# TO BE DONE
Wherever a line holds the word "React", copy that line out.

# DATA ROWS
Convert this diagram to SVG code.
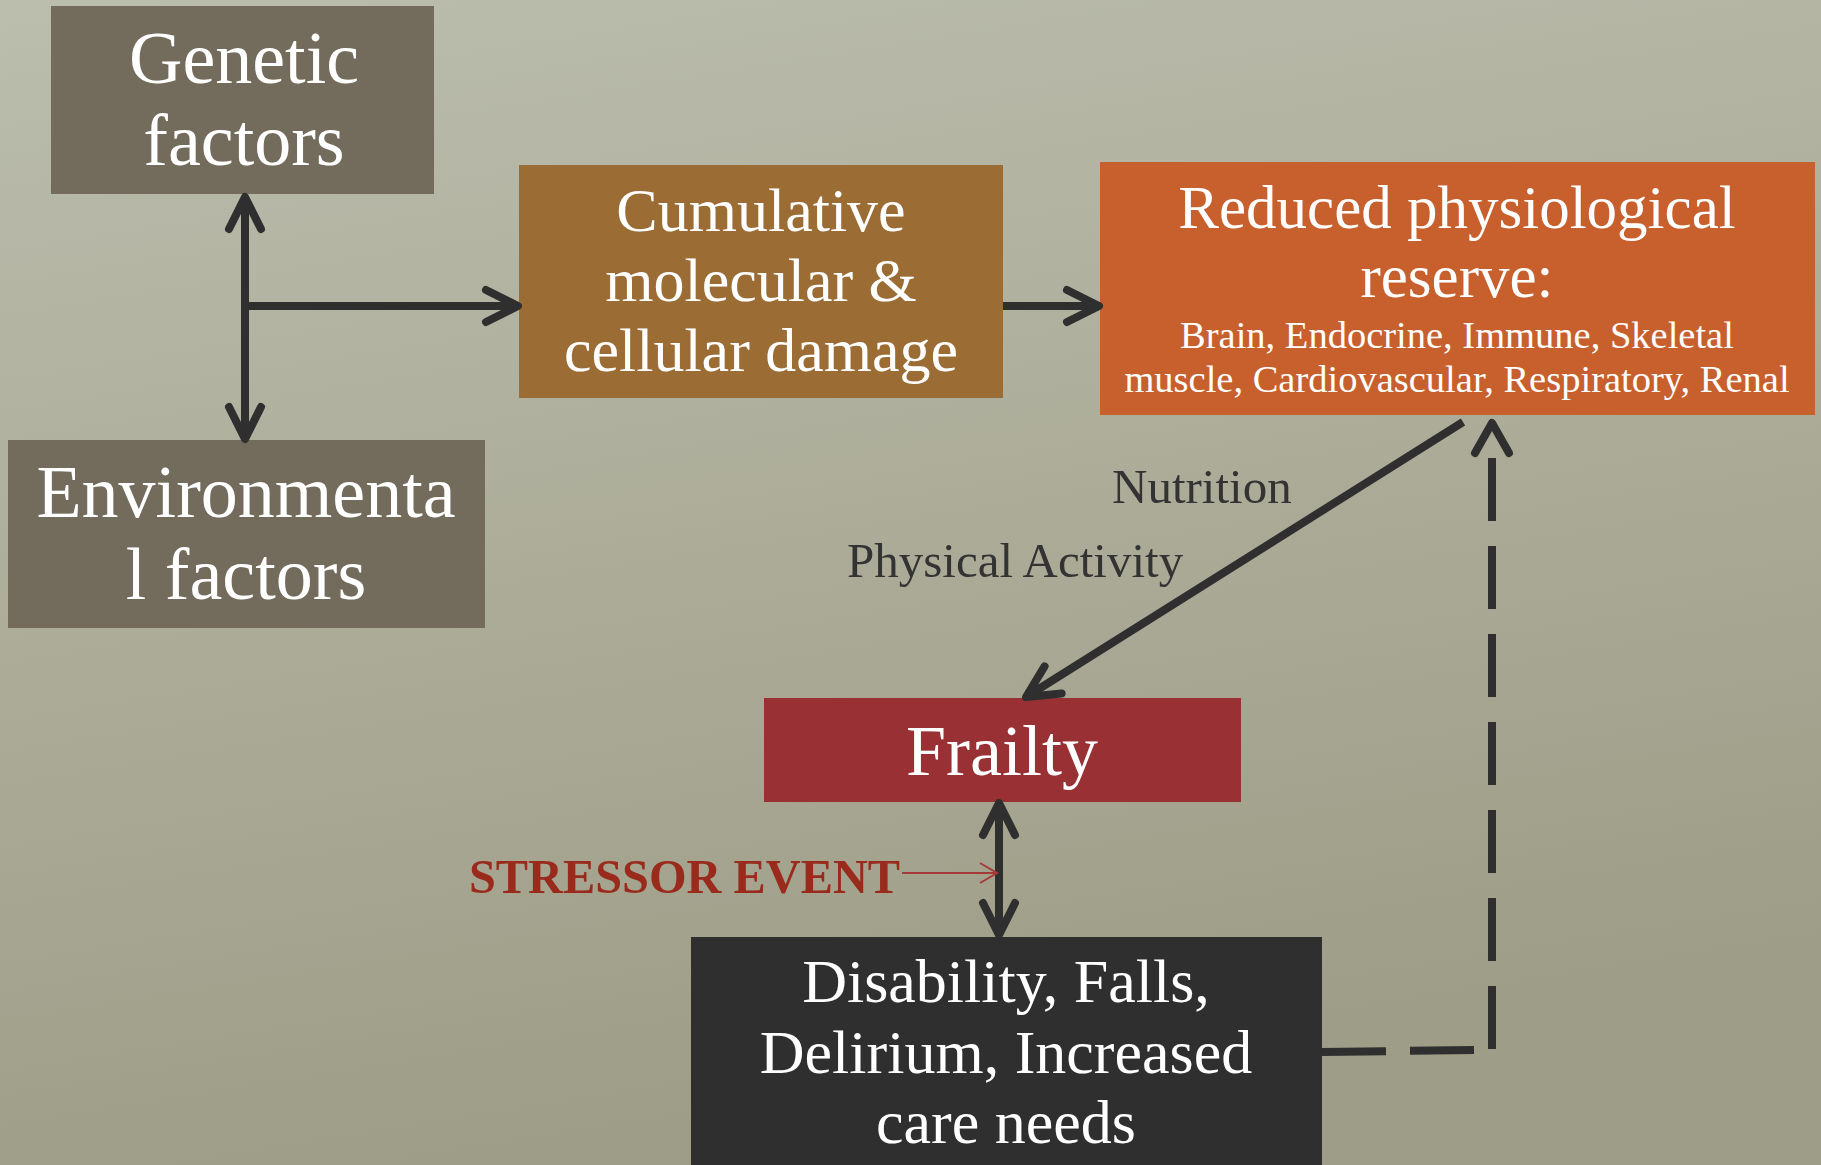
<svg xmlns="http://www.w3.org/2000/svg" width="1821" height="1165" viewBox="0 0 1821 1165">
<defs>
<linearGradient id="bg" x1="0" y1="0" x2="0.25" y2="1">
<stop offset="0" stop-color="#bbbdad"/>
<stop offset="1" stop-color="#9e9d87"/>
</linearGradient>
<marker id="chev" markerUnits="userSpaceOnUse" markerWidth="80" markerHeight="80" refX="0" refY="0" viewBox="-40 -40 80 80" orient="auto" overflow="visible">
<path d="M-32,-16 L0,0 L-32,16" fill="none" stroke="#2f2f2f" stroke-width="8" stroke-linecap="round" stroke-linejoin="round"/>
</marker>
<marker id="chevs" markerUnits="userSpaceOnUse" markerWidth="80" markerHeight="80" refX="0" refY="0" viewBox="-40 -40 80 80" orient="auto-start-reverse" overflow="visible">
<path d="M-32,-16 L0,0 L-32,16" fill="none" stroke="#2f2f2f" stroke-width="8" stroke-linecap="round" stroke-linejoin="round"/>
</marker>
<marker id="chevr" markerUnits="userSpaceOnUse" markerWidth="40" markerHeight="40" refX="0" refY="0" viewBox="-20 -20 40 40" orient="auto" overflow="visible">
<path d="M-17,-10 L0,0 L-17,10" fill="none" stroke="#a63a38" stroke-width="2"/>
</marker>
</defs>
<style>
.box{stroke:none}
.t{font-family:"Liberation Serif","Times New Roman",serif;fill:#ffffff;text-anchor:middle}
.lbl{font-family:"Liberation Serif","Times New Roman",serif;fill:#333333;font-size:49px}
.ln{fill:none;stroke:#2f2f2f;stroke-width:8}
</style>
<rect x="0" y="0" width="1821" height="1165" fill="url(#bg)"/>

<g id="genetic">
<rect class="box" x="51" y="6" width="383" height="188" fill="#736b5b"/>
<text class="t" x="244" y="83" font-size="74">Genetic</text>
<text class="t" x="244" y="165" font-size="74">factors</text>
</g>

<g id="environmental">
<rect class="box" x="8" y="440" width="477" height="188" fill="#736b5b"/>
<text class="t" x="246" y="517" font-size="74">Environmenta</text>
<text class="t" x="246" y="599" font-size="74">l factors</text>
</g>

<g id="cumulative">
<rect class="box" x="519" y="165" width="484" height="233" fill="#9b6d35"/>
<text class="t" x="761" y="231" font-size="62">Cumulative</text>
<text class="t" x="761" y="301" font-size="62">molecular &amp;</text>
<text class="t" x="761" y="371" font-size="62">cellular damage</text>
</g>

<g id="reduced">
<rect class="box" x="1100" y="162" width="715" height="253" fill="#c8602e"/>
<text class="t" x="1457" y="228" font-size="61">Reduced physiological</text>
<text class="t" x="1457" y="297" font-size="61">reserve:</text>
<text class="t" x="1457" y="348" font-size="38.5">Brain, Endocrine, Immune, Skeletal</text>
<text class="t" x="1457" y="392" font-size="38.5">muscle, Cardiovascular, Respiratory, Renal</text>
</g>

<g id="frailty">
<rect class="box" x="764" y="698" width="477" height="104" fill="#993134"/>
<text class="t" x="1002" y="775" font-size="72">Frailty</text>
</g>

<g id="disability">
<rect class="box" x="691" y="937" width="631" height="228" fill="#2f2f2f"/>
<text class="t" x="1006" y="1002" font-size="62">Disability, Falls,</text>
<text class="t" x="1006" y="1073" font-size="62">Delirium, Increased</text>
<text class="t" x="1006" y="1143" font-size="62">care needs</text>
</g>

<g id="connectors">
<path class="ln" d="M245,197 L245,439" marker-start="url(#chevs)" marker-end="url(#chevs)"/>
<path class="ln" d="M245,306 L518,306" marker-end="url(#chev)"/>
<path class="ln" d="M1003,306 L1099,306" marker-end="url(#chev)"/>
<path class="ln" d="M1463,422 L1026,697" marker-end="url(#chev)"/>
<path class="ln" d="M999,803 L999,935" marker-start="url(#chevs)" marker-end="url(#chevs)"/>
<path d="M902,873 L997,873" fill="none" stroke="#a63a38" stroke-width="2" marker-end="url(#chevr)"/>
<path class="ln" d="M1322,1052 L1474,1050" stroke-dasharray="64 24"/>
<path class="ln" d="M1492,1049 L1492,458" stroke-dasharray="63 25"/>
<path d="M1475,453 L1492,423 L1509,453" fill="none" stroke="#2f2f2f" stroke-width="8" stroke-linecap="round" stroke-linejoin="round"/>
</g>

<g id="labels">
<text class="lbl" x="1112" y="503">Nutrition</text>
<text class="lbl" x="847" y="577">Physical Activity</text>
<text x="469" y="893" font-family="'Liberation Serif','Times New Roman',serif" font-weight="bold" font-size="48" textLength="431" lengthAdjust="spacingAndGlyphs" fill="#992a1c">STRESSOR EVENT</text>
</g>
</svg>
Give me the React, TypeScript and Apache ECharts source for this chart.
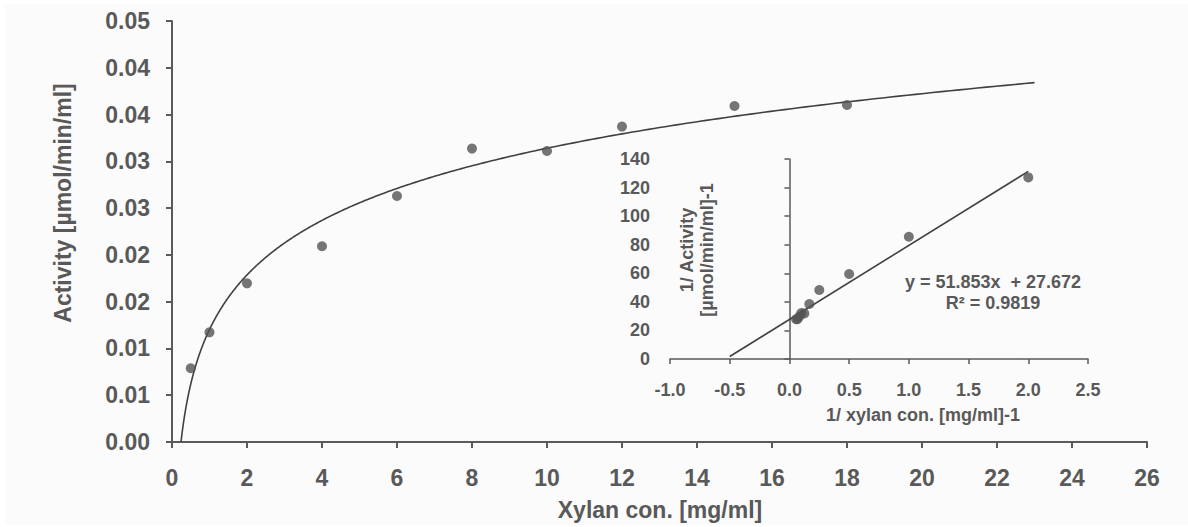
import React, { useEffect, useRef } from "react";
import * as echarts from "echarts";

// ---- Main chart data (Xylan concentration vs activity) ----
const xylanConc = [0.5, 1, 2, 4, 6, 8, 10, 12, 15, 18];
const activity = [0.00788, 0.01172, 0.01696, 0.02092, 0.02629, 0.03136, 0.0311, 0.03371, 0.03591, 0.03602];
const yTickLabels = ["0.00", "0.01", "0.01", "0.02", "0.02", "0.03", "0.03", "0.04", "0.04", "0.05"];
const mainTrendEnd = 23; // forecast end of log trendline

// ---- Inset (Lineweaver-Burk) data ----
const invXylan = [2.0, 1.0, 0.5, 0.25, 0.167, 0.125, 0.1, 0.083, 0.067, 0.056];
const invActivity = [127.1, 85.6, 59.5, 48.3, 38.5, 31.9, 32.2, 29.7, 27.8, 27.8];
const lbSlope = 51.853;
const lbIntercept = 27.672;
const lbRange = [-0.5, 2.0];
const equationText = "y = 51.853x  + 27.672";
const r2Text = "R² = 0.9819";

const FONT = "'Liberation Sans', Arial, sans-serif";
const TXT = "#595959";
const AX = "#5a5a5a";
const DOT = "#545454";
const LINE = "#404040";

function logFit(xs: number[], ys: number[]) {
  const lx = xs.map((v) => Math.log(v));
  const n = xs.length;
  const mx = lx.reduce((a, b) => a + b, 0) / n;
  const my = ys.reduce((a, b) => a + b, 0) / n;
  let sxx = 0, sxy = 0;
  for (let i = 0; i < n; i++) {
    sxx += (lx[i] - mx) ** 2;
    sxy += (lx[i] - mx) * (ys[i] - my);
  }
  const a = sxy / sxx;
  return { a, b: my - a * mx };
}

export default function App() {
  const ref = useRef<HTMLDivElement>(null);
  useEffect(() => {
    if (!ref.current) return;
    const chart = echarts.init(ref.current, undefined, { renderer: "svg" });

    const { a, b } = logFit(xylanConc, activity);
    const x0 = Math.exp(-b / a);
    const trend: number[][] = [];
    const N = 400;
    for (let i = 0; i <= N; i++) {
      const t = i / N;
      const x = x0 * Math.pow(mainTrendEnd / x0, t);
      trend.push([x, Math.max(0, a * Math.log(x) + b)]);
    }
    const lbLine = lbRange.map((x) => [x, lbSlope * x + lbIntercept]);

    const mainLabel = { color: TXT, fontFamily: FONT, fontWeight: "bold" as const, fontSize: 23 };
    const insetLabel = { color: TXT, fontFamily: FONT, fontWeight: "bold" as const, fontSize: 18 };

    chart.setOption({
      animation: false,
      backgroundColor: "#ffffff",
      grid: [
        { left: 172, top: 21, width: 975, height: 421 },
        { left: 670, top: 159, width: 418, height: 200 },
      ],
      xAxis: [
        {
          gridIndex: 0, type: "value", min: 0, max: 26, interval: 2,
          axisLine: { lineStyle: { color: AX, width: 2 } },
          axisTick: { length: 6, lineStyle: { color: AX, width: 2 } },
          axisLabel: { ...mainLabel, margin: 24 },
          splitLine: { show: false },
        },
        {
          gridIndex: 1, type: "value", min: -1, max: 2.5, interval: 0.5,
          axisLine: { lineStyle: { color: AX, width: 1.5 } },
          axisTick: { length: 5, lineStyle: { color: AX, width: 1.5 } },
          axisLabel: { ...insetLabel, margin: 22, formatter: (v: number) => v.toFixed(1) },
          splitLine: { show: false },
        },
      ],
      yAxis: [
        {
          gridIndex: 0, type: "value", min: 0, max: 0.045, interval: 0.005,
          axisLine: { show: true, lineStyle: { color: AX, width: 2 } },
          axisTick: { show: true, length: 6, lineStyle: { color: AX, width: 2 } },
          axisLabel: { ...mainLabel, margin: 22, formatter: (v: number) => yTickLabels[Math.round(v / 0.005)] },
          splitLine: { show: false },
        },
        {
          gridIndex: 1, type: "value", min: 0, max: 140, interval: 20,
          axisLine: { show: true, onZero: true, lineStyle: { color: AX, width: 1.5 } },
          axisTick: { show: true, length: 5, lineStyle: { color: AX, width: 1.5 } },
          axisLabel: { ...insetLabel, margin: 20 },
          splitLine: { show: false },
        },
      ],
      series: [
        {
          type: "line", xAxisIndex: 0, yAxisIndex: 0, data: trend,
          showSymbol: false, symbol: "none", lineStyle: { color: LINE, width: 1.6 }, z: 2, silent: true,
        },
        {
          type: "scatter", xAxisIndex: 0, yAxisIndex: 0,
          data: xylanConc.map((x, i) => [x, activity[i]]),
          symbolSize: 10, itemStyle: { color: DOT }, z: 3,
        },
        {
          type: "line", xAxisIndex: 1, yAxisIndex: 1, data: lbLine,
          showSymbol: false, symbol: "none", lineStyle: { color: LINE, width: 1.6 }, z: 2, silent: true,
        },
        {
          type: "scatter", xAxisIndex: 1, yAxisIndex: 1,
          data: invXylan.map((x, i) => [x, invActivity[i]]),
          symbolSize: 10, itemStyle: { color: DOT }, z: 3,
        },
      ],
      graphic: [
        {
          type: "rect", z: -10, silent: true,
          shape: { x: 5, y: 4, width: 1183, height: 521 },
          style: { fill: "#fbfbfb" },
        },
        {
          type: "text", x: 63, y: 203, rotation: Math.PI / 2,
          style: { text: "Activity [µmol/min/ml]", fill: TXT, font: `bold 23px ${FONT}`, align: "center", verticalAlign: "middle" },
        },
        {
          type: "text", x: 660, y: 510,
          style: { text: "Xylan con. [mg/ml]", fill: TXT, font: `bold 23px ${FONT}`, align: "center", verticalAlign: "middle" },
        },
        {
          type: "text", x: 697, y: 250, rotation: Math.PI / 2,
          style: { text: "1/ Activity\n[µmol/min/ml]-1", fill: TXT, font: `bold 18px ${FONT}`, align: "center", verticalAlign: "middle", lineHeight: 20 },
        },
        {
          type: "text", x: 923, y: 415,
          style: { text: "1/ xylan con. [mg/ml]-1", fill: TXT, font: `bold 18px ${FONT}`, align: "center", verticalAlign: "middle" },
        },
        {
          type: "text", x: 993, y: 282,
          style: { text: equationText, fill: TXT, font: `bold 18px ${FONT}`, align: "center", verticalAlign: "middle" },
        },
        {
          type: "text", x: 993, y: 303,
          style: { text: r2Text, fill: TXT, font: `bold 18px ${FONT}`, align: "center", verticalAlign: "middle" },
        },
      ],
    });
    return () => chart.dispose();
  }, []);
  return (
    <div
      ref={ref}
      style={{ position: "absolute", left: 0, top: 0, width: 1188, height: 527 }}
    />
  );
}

# THE SOLUTION
Give me the React, TypeScript and Apache ECharts source for this chart.
import React, { useEffect, useRef } from "react";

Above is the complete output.